## Work required
Gather all lines with the word "that" in them.

## Exercise inputs
╔══

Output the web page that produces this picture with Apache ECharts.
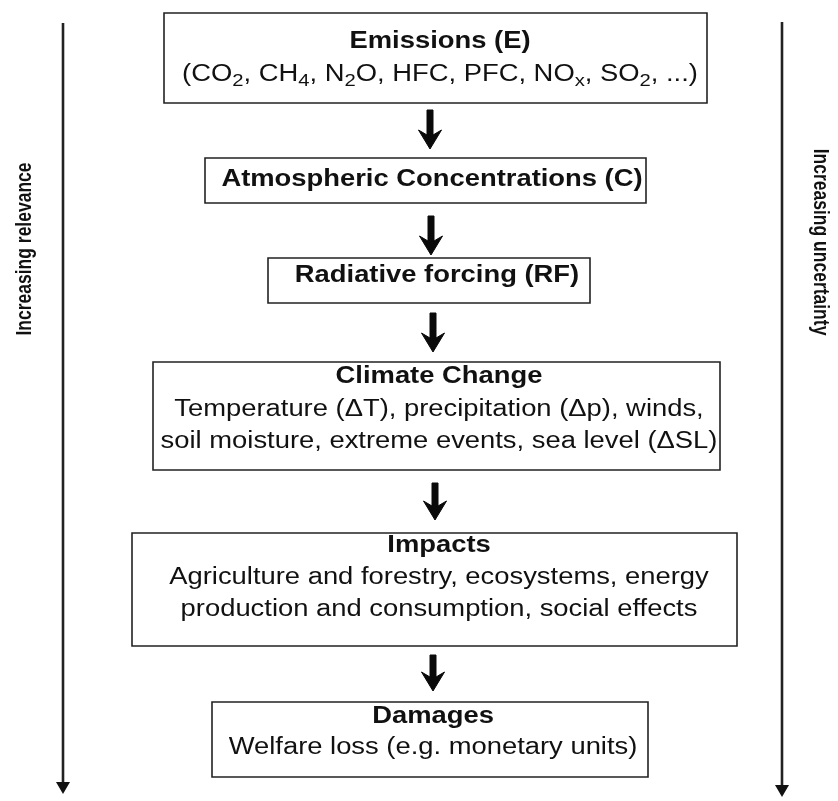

╚══
╔══

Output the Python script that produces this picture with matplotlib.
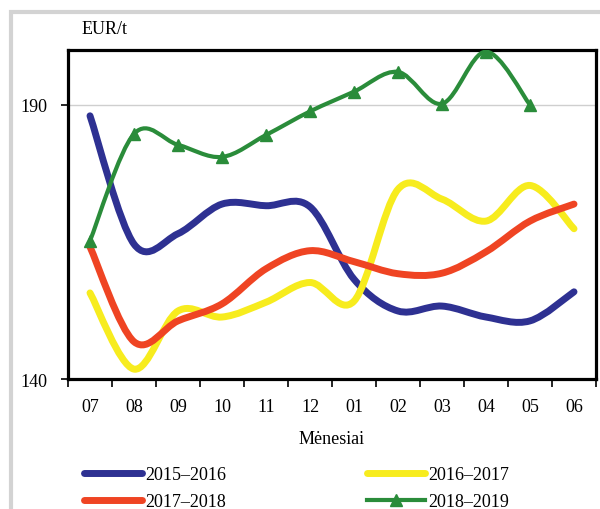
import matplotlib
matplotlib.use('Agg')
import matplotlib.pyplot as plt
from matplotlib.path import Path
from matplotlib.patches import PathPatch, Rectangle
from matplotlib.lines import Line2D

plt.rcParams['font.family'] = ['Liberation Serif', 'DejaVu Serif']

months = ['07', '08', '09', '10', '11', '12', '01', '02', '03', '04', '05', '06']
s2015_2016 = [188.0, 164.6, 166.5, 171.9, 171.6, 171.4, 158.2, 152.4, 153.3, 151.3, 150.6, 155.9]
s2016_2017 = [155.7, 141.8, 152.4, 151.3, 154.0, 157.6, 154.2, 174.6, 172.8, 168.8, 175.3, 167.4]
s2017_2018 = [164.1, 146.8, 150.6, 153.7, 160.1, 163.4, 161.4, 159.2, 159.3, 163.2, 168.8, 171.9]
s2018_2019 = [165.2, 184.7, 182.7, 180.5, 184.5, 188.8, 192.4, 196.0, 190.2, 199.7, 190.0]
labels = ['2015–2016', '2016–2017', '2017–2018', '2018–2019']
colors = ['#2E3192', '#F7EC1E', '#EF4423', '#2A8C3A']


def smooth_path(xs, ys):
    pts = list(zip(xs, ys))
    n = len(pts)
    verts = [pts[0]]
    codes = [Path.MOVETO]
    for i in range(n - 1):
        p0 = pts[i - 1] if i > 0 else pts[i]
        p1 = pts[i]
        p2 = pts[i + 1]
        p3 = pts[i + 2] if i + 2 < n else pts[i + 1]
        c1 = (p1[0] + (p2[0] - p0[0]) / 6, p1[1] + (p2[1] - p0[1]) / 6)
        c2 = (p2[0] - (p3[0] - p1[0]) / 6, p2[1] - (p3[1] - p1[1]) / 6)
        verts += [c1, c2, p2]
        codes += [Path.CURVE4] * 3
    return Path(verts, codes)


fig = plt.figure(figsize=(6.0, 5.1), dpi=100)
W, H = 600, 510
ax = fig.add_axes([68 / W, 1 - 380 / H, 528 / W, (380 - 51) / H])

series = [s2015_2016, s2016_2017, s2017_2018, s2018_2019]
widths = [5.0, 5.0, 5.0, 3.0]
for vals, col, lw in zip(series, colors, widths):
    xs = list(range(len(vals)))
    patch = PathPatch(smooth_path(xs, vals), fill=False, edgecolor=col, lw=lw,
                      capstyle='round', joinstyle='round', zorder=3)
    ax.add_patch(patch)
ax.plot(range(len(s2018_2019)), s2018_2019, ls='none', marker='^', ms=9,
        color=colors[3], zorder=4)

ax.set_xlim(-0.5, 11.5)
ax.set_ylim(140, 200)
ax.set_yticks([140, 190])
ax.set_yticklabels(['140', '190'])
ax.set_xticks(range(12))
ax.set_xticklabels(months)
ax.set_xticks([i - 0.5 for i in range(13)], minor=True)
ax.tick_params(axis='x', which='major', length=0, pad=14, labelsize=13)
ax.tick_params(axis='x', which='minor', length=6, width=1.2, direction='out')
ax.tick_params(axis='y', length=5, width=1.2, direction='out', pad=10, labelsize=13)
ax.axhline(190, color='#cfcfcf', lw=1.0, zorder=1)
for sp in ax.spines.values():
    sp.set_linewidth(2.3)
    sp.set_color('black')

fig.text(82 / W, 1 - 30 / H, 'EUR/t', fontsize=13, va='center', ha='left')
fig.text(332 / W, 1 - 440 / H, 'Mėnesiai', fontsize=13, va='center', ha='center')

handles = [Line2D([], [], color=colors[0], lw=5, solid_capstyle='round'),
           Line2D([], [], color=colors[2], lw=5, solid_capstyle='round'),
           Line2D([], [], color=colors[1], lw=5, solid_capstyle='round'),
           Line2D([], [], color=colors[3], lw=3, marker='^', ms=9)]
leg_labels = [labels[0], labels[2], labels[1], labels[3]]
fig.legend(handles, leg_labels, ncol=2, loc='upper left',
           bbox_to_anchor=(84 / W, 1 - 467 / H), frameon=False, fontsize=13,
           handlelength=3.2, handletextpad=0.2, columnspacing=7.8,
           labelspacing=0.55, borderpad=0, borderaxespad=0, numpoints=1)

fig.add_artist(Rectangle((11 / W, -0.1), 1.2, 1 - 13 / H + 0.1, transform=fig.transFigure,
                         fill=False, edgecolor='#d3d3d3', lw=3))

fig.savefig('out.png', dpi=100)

╚══
╔══

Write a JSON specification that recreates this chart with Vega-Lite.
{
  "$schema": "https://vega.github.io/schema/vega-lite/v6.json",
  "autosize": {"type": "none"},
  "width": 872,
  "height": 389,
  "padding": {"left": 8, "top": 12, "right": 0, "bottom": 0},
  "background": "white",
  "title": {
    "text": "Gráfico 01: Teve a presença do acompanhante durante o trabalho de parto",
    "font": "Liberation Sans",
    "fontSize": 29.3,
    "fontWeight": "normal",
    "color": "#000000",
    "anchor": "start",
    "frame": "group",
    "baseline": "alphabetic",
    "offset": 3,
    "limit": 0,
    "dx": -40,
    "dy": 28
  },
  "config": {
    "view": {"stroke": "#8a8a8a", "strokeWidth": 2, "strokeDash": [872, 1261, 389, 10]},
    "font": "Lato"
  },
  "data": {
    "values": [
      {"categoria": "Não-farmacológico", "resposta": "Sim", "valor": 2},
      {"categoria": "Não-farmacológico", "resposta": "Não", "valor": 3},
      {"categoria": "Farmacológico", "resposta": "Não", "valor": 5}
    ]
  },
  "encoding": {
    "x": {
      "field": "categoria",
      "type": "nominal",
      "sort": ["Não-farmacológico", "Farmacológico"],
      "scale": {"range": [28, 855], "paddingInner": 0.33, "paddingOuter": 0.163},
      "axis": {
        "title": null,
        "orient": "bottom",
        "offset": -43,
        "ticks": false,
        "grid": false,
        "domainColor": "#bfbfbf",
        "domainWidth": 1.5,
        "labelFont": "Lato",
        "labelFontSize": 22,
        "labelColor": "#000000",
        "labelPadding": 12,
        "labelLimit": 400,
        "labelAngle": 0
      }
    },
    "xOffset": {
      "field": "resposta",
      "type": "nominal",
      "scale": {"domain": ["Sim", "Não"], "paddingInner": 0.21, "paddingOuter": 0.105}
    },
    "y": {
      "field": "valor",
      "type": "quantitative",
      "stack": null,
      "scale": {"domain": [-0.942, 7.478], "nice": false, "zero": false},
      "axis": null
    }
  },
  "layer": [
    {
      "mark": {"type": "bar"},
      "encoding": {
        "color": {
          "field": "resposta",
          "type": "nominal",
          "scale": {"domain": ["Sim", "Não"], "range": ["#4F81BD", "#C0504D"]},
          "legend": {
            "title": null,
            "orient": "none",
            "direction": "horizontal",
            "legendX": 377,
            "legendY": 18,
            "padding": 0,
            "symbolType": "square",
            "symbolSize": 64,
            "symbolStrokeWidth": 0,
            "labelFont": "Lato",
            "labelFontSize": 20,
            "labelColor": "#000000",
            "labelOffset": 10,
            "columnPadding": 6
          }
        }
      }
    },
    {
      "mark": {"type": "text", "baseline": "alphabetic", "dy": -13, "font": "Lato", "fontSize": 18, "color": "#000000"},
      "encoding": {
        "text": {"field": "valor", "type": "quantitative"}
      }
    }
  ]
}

╚══

## Solved problem
Output the web page that produces this picture with Apache ECharts.
Output the Python script that produces this picture with matplotlib.
Write a JSON specification that recreates this chart with Vega-Lite.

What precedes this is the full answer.